*Instruction*:
Across all the lines below, how many contain the string "this"? Please reply with the number only.

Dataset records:
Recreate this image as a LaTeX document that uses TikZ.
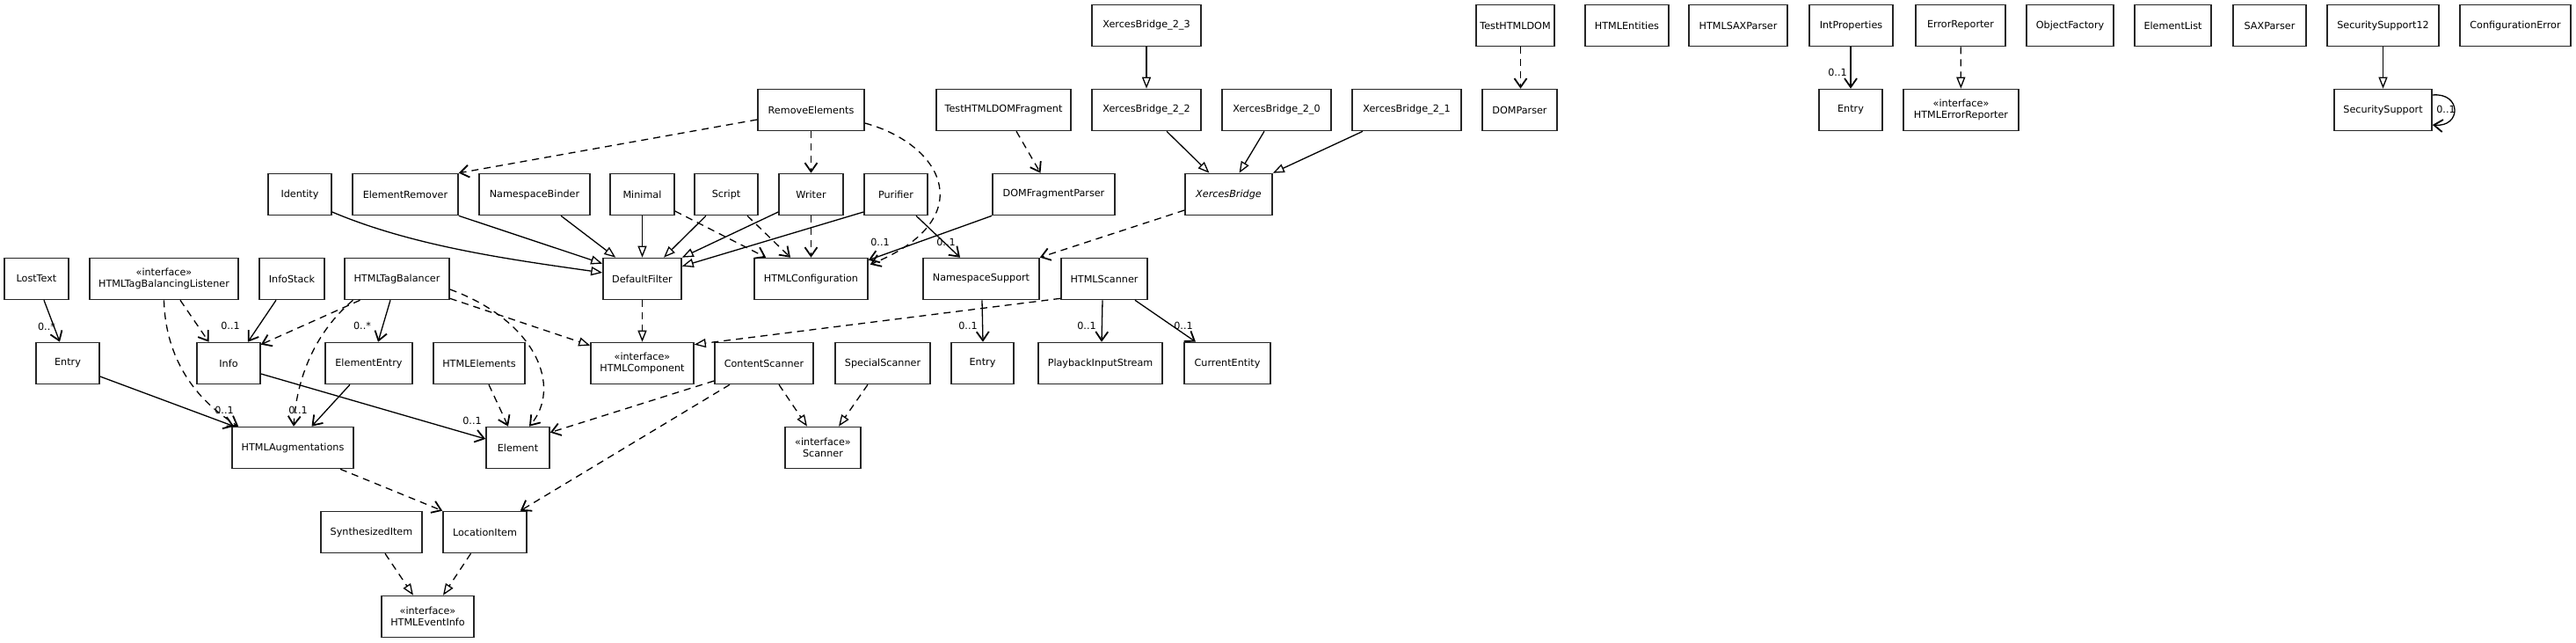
\documentclass[tikz,border=0pt]{standalone}
\usepackage{fontspec}
\setmainfont{DejaVu Sans}
\usetikzlibrary{arrows.meta,calc}
\begin{document}
\begin{tikzpicture}[x=0.5pt,y=-0.5pt,
  box/.style={draw=black!85,line width=0.8pt,minimum height=23.5pt,inner sep=0pt,align=center,font=\fontsize{5.6}{6.4}\selectfont,text=black},
  bw/.style={minimum width=#1pt},
  lbl/.style={inner sep=0pt,font=\fontsize{5.6}{6.4}\selectfont,text=black},
  conn/.style={line width=0.65pt},
  dep/.style={conn,dash pattern=on 4pt off 3pt,-{Straight Barb[length=5pt,width=7pt,line width=0.9pt]}},
  assoc/.style={conn,-{Straight Barb[length=5pt,width=7pt,line width=0.9pt]}},
  gen/.style={conn,-{Triangle[length=6.5pt,width=5pt,fill=white]}},
  real/.style={conn,dash pattern=on 4pt off 3pt,-{Triangle[length=6.5pt,width=5pt,fill=white]}},
]
\useasboundingbox (0,0) rectangle (2930,731);
\fill[white] (0,0) rectangle (2930,731);

% Row 0
\node[box,bw=62] (xbb) at (1304,29) {XercesBridge\_2\_3};
\node[box,bw=44.5] (testdom) at (1723.5,29) {TestHTMLDOM};
\node[box,bw=47.5] (entities) at (1850.5,29) {HTMLEntities};
\node[box,bw=56] (htmlsax) at (1977,29) {HTMLSAXParser};
\node[box,bw=47.5] (intprops) at (2105.5,29) {IntProperties};
\node[box,bw=51] (errrep) at (2230,29) {ErrorReporter};
\node[box,bw=49.5] (objfac) at (2354.5,29) {ObjectFactory};
\node[box,bw=43.5] (elist) at (2471.5,29) {ElementList};
\node[box,bw=41.5] (saxp) at (2581.5,29) {SAXParser};
\node[box,bw=63.5] (ss12) at (2710.5,29) {SecuritySupport12};
\node[box,bw=63] (conferr) at (2861,29) {ConfigurationError};

% Row 1
\node[box,bw=60.5] (remel) at (922.5,125) {RemoveElements};
\node[box,bw=76.5] (tdf) at (1141.5,125) {TestHTMLDOMFragment};
\node[box,bw=62] (xbc) at (1304,125) {XercesBridge\_2\_2};
\node[box,bw=62] (xbd) at (1452,125) {XercesBridge\_2\_0};
\node[box,bw=62] (xbe) at (1600,125) {XercesBridge\_2\_1};
\node[box,bw=42.5] (domparser) at (1728.5,125) {DOMParser};
\node[box,bw=36] (ipentry) at (2105,125) {Entry};
\node[box,bw=65.5] (htmlerr) at (2230.5,125) {«interface»\\HTMLErrorReporter};
\node[box,bw=55.5] (ss) at (2710.5,125) {SecuritySupport};

% Row 2
\node[box,bw=36] (identity) at (341,221) {Identity};
\node[box,bw=60] (elremover) at (461,221) {ElementRemover};
\node[box,bw=63] (nsbinder) at (608,221) {NamespaceBinder};
\node[box,bw=36.5] (minimal) at (730.5,221) {Minimal};
\node[box,bw=36] (script) at (826,221) {Script};
\node[box,bw=36.5] (writer) at (922.5,221) {Writer};
\node[box,bw=36] (purifier) at (1019,221) {Purifier};
\node[box,bw=69.5] (domfp) at (1198.5,221) {DOMFragmentParser};
\node[box,bw=49.5] (xb) at (1397.5,221) {\itshape XercesBridge};

% Row 3
\node[box,bw=36.5] (losttext) at (41.5,317) {LostText};
\node[box,bw=84.5] (tblistener) at (186.5,317) {«interface»\\HTMLTagBalancingListener};
\node[box,bw=37] (infostack) at (332,317) {InfoStack};
\node[box,bw=59.5] (tagbal) at (451.5,317) {HTMLTagBalancer};
\node[box,bw=44.5] (deffilter) at (730.5,317) {DefaultFilter};
\node[box,bw=64.5] (htmlconf) at (922.5,317) {HTMLConfiguration};
\node[box,bw=66] (nssupport) at (1116,317) {NamespaceSupport};
\node[box,bw=49] (htmlscanner) at (1256,317) {HTMLScanner};

% Row 4
\node[box,bw=36] (entrya) at (77,413) {Entry};
\node[box,bw=36] (info) at (260,413) {Info};
\node[box,bw=49.5] (elentry) at (419.5,413) {ElementEntry};
\node[box,bw=52] (htmlelements) at (545,413) {HTMLElements};
\node[box,bw=58.5] (htmlcomp) at (730.5,413) {«interface»\\HTMLComponent};
\node[box,bw=56] (contscan) at (869,413) {ContentScanner};
\node[box,bw=54] (specscan) at (1004,413) {SpecialScanner};
\node[box,bw=35.5] (nsentry) at (1117.5,413) {Entry};
\node[box,bw=70.5] (playback) at (1251.5,413) {PlaybackInputStream};
\node[box,bw=49] (curent) at (1396,413) {CurrentEntity};

% Row 5
\node[box,bw=69] (aug) at (333,509) {HTMLAugmentations};
\node[box,bw=36] (element) at (589,509) {Element};
\node[box,bw=43] (scanner) at (936,509) {«interface»\\Scanner};

% Row 6
\node[box,bw=57.5] (synth) at (422.5,605) {SynthesizedItem};
\node[box,bw=47.5] (locitem) at (551.5,605) {LocationItem};

% Row 7
\node[box,bw=52.5] (eventinfo) at (486.5,701) {«interface»\\HTMLEventInfo};

% Connectors
\draw[gen] (xbb) -- (xbc);
\draw[gen] ($(xbc.south)+(23,0)$) -- ($(xb.north)+(-22,0)$);
\draw[gen] ($(xbd.south)+(-14,0)$) -- ($(xb.north)+(12,0)$);
\draw[gen] ($(xbe.south)+(-50,0)$) -- (xb.north east);
\draw[dep] ($(xb.west)+(0,18)$) -- (nssupport.north east);
\draw[dep] ($(tdf.south)+(14.5,0)$) -- ($(domfp.north)+(-15,0)$);
\draw[assoc] (domfp.south west) -- ($(htmlconf.north east)+(0,3)$);
\draw[dep] (remel) -- (writer);
\draw[dep] ($(remel.west)+(0,11)$) -- (elremover.north east);
\draw[dep] ($(remel.east)+(0,15)$) .. controls (1075,165) and (1115,250) .. ($(htmlconf.north east)+(2,8)$);
\draw[dep] (writer) -- (htmlconf);
\draw[gen] ($(writer.west)+(0,20)$) -- (deffilter.north east);
\draw[gen] ($(purifier.west)+(0,20)$) -- ($(deffilter.north east)+(0,10)$);
\draw[assoc] ($(purifier.south)+(23,0)$) -- ($(nssupport.north)+(-24,0)$);
\draw[gen] ($(script.south)+(-23,0)$) -- ($(deffilter.north)+(24.5,0)$);
\draw[dep] ($(script.south)+(24,0)$) -- ($(htmlconf.north)+(-23.5,0)$);
\draw[gen] (minimal) -- (deffilter);
\draw[dep] ($(minimal.east)+(0,19)$) -- ($(htmlconf.north west)+(14,0)$);
\draw[gen] ($(nsbinder.south)+(30,0)$) -- ($(deffilter.north west)+(15,0)$);
\draw[gen] (elremover.south east) -- ($(deffilter.north west)+(0,7)$);
\draw[gen] ($(identity.east)+(0,20)$) .. controls (470,280) and (580,295) .. ($(deffilter.west)+(0,-7)$);
\draw[real] (deffilter) -- (htmlcomp);
\draw[real] ($(tagbal.south east)+(0,-2)$) -- ($(htmlcomp.north west)+(0,4)$);
\draw[dep] ($(tagbal.east)+(0,12)$) .. controls (610,365) and (640,440) .. ($(element.north)+(13,0)$);
\draw[dep] ($(tagbal.south)+(-42,0)$) -- ($(info.north east)+(0,3)$);
\draw[dep] ($(tagbal.south)+(-50,0)$) .. controls (365,372) and (338,420) .. ($(aug.north)+(1,0)$);
\draw[assoc] ($(tagbal.south)+(-7.5,0)$) -- ($(elentry.north)+(10.5,0)$);
\draw[assoc] ($(infostack.south)+(-18,0)$) -- ($(info.north)+(22,0)$);
\draw[dep] ($(tblistener.south)+(18.5,0)$) -- ($(info.north)+(-22.5,0)$);
\draw[dep] (tblistener.south) .. controls (188,400) and (215,450) .. ($(aug.north west)+(8,0)$);
\draw[assoc] ($(losttext.south)+(8.5,0)$) -- ($(entrya.north)+(-9,0)$);
\draw[assoc] ($(entrya.east)+(0,15)$) -- ($(aug.north west)+(3,0)$);
\draw[assoc] ($(info.east)+(0,12)$) -- ($(element.west)+(0,-10)$);
\draw[assoc] ($(elentry.south)+(-21.5,0)$) -- ($(aug.north)+(21.5,0)$);
\draw[dep] ($(htmlelements.south)+(11,0)$) -- ($(element.north)+(-11,0)$);
\draw[dep] ($(aug.south)+(54,0)$) -- (locitem.north west);
\draw[dep] ($(contscan.west)+(0,20)$) -- ($(element.north east)+(0,7)$);
\draw[dep] ($(contscan.south)+(-39,0)$) -- ($(locitem.north east)+(-8,0)$);
\draw[real] ($(contscan.south)+(17,0)$) -- ($(scanner.north)+(-18,0)$);
\draw[real] ($(specscan.south)+(-17,0)$) -- ($(scanner.north)+(18,0)$);
\draw[real] ($(synth.south)+(15.5,0)$) -- ($(eventinfo.north)+(-16.5,0)$);
\draw[real] ($(locitem.south)+(-16,0)$) -- ($(eventinfo.north)+(17.5,0)$);
\draw[real] ($(htmlscanner.south west)+(0,-2)$) -- ($(htmlcomp.north east)+(0,3)$);
\draw[assoc] ($(nssupport.south)+(1,0)$) -- ($(nsentry.north)+(0.5,0)$);
\draw[assoc] ($(htmlscanner.south)+(-2,0)$) -- ($(playback.north)+(1.5,0)$);
\draw[assoc] ($(htmlscanner.south)+(35,0)$) -- ($(curent.north)+(-36,0)$);
\draw[dep] ($(testdom.south)+(6,0)$) -- ($(domparser.north)+(1,0)$);
\draw[assoc] ($(intprops.south)+(-0.5,0)$) -- (ipentry.north);
\draw[real] (errrep) -- (htmlerr);
\draw[gen] (ss12) -- (ss);
\draw[assoc] ($(ss.east)+(0,-17)$) .. controls (2800,105) and (2800,145) .. ($(ss.east)+(0,17)$);

% Multiplicity labels
\node[lbl] (m1) at (53,371) {0..*};
\node[lbl] (m2) at (262,370) {0..1};
\node[lbl] (m3) at (412,370) {0..*};
\node[lbl] (m4) at (255,466) {0..1};
\node[lbl] (m5) at (339,466) {0..1};
\node[lbl] (m6) at (537,478) {0..1};
\node[lbl] (m7) at (1001,275) {0..1};
\node[lbl] (m8) at (1076,275) {0..1};
\node[lbl] (m9) at (1101,370) {0..1};
\node[lbl] (m10) at (1236,370) {0..1};
\node[lbl] (m11) at (1346,370) {0..1};
\node[lbl] (m12) at (2090,82) {0..1};
\node[lbl] (m13) at (2782,124) {0..1};
\end{tikzpicture}
\end{document}
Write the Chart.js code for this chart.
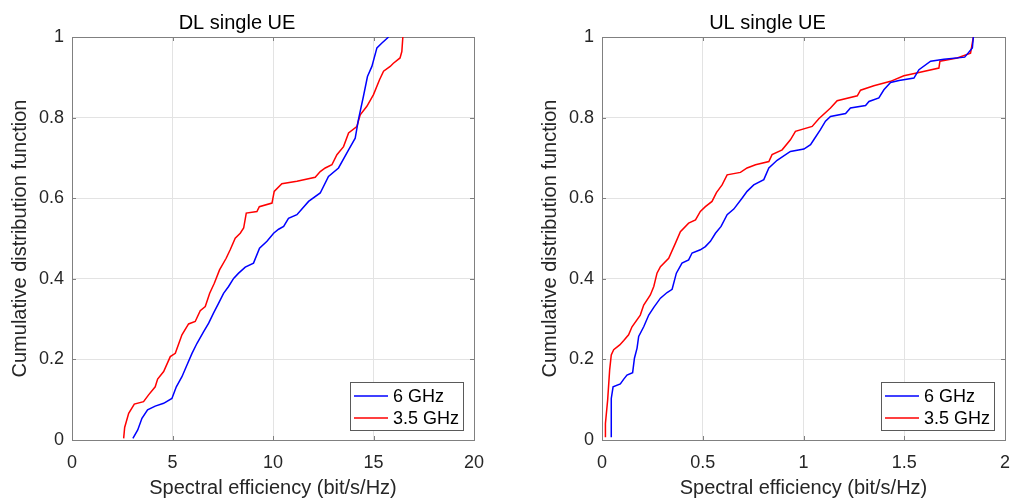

*Exercise result*:
2